7) Regarding "open source movement often skirts the boundaries", I totally disagree with you and here is why. I have seen discussion after discussion like the one here: http://lwn.net/Articles/273710/ Developers in the US are very concerned about patent and copyright issues... and there are even patent pools and organizations that have been formed to provide patent protection... in a mutually assured destruction (MAD) format... ie... you sue us over patents and we have patents we can sue you over. Regarding FOSS folks being hackers, while I don't have any data to back it up... the perceptions I've gotten over the years that most of the hacking going on on the Internet was done by "script kiddies" predominantly using Windows. I do concede that there are a small percentage of "crackers" (the better term for what you are describing) in all groups of users including FOSS.

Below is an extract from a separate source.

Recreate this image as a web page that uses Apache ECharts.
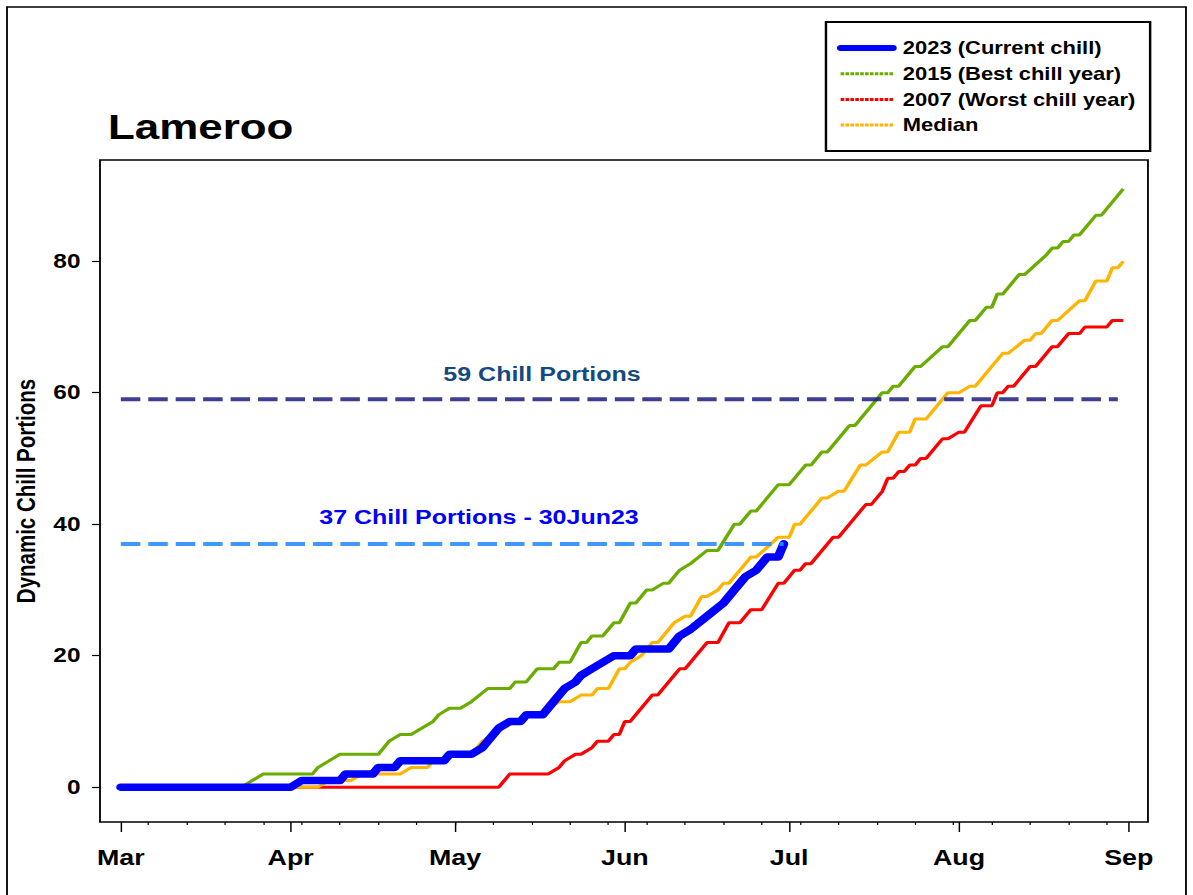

8) Regarding "Now, I do not say this to be pejorative or otherwise mean-spirited to the open source movement but the similarities are rather striking"... I think with the addition of the information and clarifications I have provided... that hopefully it will be more clear to you how distorted and unstriking your comparison is. I can help lead a horse to water, but...
I would have provided you more links (citations) but are you really going to read all of the ones I have already listed? If you want more, just ask. I can find them but there isn't one nice collection of the information and I'd have to spend some time doing some web searches.